It hurts to know that I can't promise you my existence. That I can't look you in the eye, and guarantee that I'll never self destruct again. It hurts to know that you have to worry about this.
If I were me all the time, you'd have nothing to worry about, because when I am me I know that the storm will pass and the rainbow will appear. It's the demon, the dark ghost haunting my lungs, suffocating me from the inside out tearing at my throat letting go only when my head is in the toilet.
She always comes back after, catching me from behind, yanking my arms and pulling me back into hell. She starts to whisper. Quietly at first. Hinting towards my razor blade. I lock myself in the safety of my room but demons can pass through closed doors. I cling to my bed but the force is too much. I start to hear screams. And next thing I know I find myself paralyzed in the shower, red stained water flowing down the drain.

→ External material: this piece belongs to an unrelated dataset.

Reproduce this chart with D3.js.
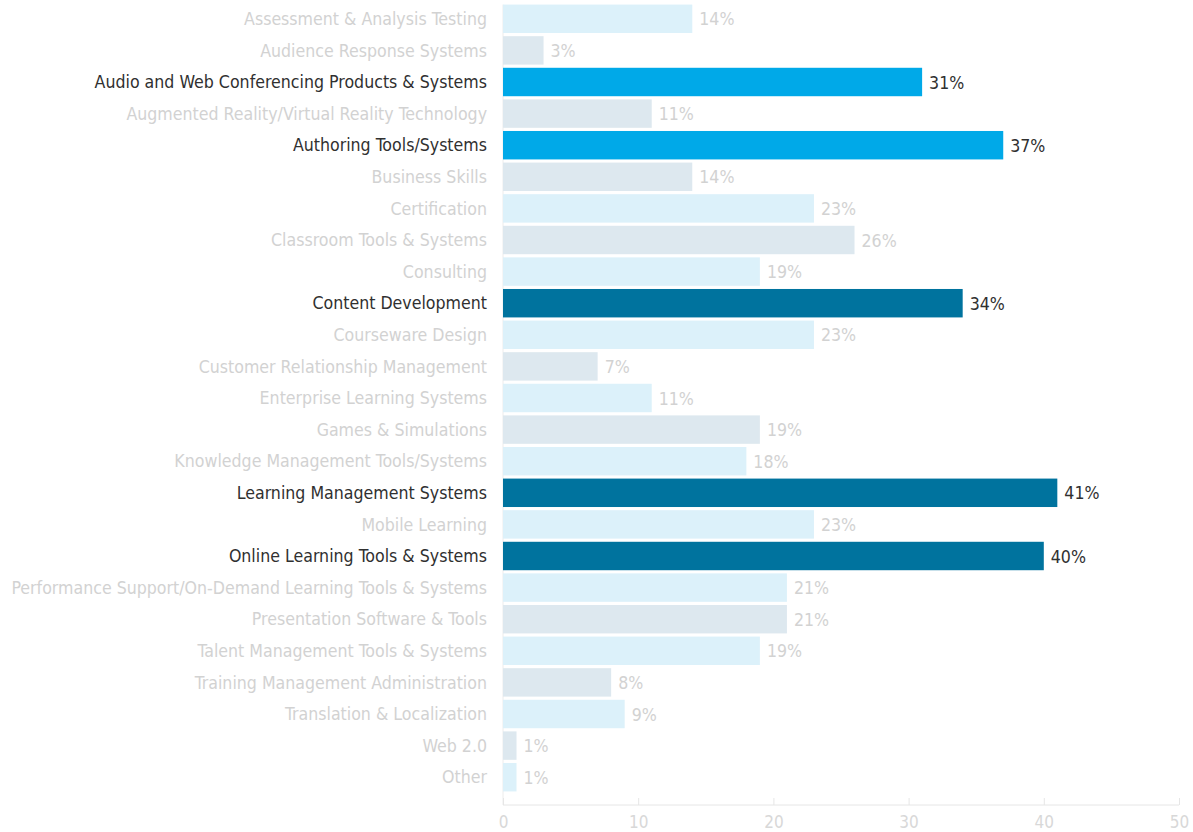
<!DOCTYPE html>
<html>
<head>
<meta charset="utf-8">
<script src="https://cdn.jsdelivr.net/npm/d3@7"></script>
<style>
  body { margin: 0; background: #fff; }
  svg { display: block; font-family: "DejaVu Sans Condensed", "Liberation Sans Narrow", sans-serif; }
  .x-axis text { font-size: 17px; }
</style>
</head>
<body>
<div id="chart"></div>
<script>
// Categories, top to bottom
const categories = [
  "Assessment & Analysis Testing",
  "Audience Response Systems",
  "Audio and Web Conferencing Products & Systems",
  "Augmented Reality/Virtual Reality Technology",
  "Authoring Tools/Systems",
  "Business Skills",
  "Certification",
  "Classroom Tools & Systems",
  "Consulting",
  "Content Development",
  "Courseware Design",
  "Customer Relationship Management",
  "Enterprise Learning Systems",
  "Games & Simulations",
  "Knowledge Management Tools/Systems",
  "Learning Management Systems",
  "Mobile Learning",
  "Online Learning Tools & Systems",
  "Performance Support/On-Demand Learning Tools & Systems",
  "Presentation Software & Tools",
  "Talent Management Tools & Systems",
  "Training Management Administration",
  "Translation & Localization",
  "Web 2.0",
  "Other"
];

// Percent of respondents
const values = [14, 3, 31, 11, 37, 14, 23, 26, 19, 34, 23, 7, 11, 19, 18, 41, 23, 40, 21, 21, 19, 8, 9, 1, 1];

// Highlight groups: "bright", "dark" or "" for the faded rows
const highlight = ["", "", "bright", "", "bright", "", "", "", "", "dark", "", "", "", "", "", "dark", "", "dark", "", "", "", "", "", "", ""];

const xTicks = [0, 10, 20, 30, 40, 50];

const data = categories.map((c, i) => ({ name: c, value: values[i], hl: highlight[i], i }));

const width = 1193, height = 832;
const x0 = 503, x1 = 1179, axisY = 805;

const svg = d3.select("#chart").append("svg")
  .attr("width", width)
  .attr("height", height);

const x = d3.scaleLinear().domain([0, 50]).range([x0, x1]);
const y = d3.scaleBand().domain(categories).range([3, 793]).paddingInner(0.1).paddingOuter(0.05);

const barColor = d => d.hl === "bright" ? "#00a9e8"
  : d.hl === "dark" ? "#00739e"
  : (d.i % 2 === 0 ? "#dcf1fa" : "#dde8ef");
const textColor = d => d.hl ? "#303030" : "#d2d2d2";

// left baseline
svg.append("line")
  .attr("x1", x0).attr("x2", x0)
  .attr("y1", y(categories[0])).attr("y2", axisY)
  .attr("stroke", "#ececec");

// x axis, ticks pointing up
svg.append("g")
  .attr("class", "x-axis")
  .attr("transform", `translate(0,${axisY})`)
  .call(d3.axisTop(x).tickValues(xTicks).tickSize(7).tickPadding(0))
  .attr("font-family", null)
  .call(g => g.select(".domain").attr("stroke", "#e6e6e6").attr("d", `M${x0},0H${x1}`))
  .call(g => g.selectAll(".tick line").attr("stroke", "#e6e6e6"))
  .call(g => g.selectAll(".tick text")
    .attr("y", 18)
    .attr("dy", "0.32em")
    .attr("fill", "#d8d8d8"));

// bars
svg.selectAll(".bar")
  .data(data)
  .join("rect")
  .attr("class", "bar")
  .attr("x", x(0))
  .attr("y", d => y(d.name))
  .attr("width", d => x(d.value) - x(0))
  .attr("height", y.bandwidth())
  .attr("fill", barColor);

// category labels
svg.selectAll(".label")
  .data(data)
  .join("text")
  .attr("class", "label")
  .attr("x", x0 - 16)
  .attr("y", d => y(d.name) + y.bandwidth() / 2)
  .attr("dy", "0.35em")
  .attr("text-anchor", "end")
  .attr("fill", textColor)
  .attr("font-size", 17.6)
  .text(d => d.name);

// value labels
svg.selectAll(".value")
  .data(data)
  .join("text")
  .attr("class", "value")
  .attr("x", d => x(d.value) + 7)
  .attr("y", d => y(d.name) + y.bandwidth() / 2)
  .attr("dy", "0.38em")
  .attr("fill", textColor)
  .attr("font-size", 17.6)
  .text(d => d.value + "%");
</script>
</body>
</html>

I hide. You can't see blood stains on my dark purple blanket so I curl up inside. I worry, because the next time you see me, you'll see more darkness than I wish. You'll see the scars the demon has left.
It hurts me. It hurts to see your face when you see my thighs, the sadness in your eyes when you look up and ask me when it happened. It hurts to feel the lump in your heart as you hold me so closely acting strong just for me.
Some tv show is being played on my computer in the hopes that my speakers are louder than her voice. Her voice is meaner today. She's yelling at me from behind the walls and no one else can hear her but I swear that she's their please believe me. I start to get angry and decide that today's the day, the day that the demon lives no more. I'm not myself anymore. I'm a murderer. My only goal is make the demon suffer the same way she made me suffer. I drown her in acetaminophen.
I wake up. I'm myself again and realize that the demon is within me and that I've poisoned myself. I lay in a different bed with needles in my arms. I watch as people come in and out. I get asked questions and I try to explain that I didn't want to hurt myself I wanted to hurt the demon, but they don't understand. They don't believe in what they can't see or hear. I succumb the thoughts of the demon and fall asleep.
I wake up in another new bed in a locked ward. I'm me again and I'm relieved. I'm safe here. The demon can't catch me. Several days pass and she doesn't come to get me so they let me go home.
It hurts. It hurts to see the fear in your eyes when I head back to my bed, the bed where she first attacked. It hurts that I'd be lying if I said I had control over her. It hurts that I can't promise you my existence.